I have a basic C++ question. Consider a composite class A containing
two data members B and C that are also class objects:
class A
{
private:
B objB; // B is a class
C objC; // C is class
public:
...etc...
}
Is there a way for objB to invoke a method defined in class C? For
instance,
void B::functionB(void)
{
objC.functionC(void);
}
What is the best way to "link" B and C?
It depends on what it is you are actually trying to achieve. If B needs
to
invoke a method of C, then perhaps C should be a member of B. You have
many
alternatives though.
( following is all untested code )
1. Have the constructor of B take a reference to C and store it.
class B
{
public:
B( C& c ): c(c) {}
void functionB();
private:
C& c;
}
void B::functionB()
{
c.functionC();
}
2. Have an initialization function for B take a pointer to C and store
it.
class B
{
public:
B( ): c( NULL ) {}
void Init( C* cp ) { c = cp; }
void functionB();
private:
C* c;
}
void B::functionB()
{
if ( c )
c->functionC();
}
3. Best IMO, have B create it's own C
class B
{
public:
void functionB();
private:
C c;
}
void B::functionB()
{
c.functionC();
}
4. Have functionB accept a reference to C.
class B
{
public:
void functionB( C& c);
}
void B::functionB( C& c )
{
c.functionC();
}
5. Other less desirable methods (public instance of C, etc..)
The main quesiton is, WHY does B need to call a method of C?- Hide quoted
text -
- Show quoted text -
"The main quesiton is, WHY does B need to call a method of C?"

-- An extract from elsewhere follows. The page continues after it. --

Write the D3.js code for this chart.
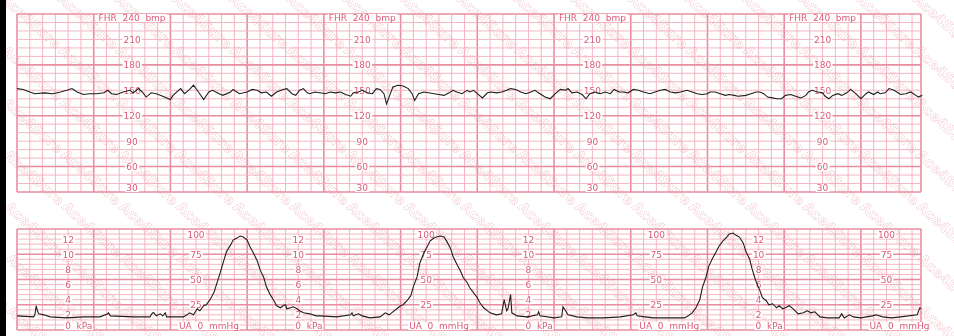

Good question. Say A (the composite class) is Car, B is Controls and C
is Engine. As I envision this, Controls must be able to tell Engine
when to Start, Accelerate, Stop and so on. However, please let me know
if anybody wants to suggest a different design. I'm open to
suggestions.
Thanks for all the good tips.
A car HAS controls. Being such, C should be inside B.
I would go with method 3. B has it's own C.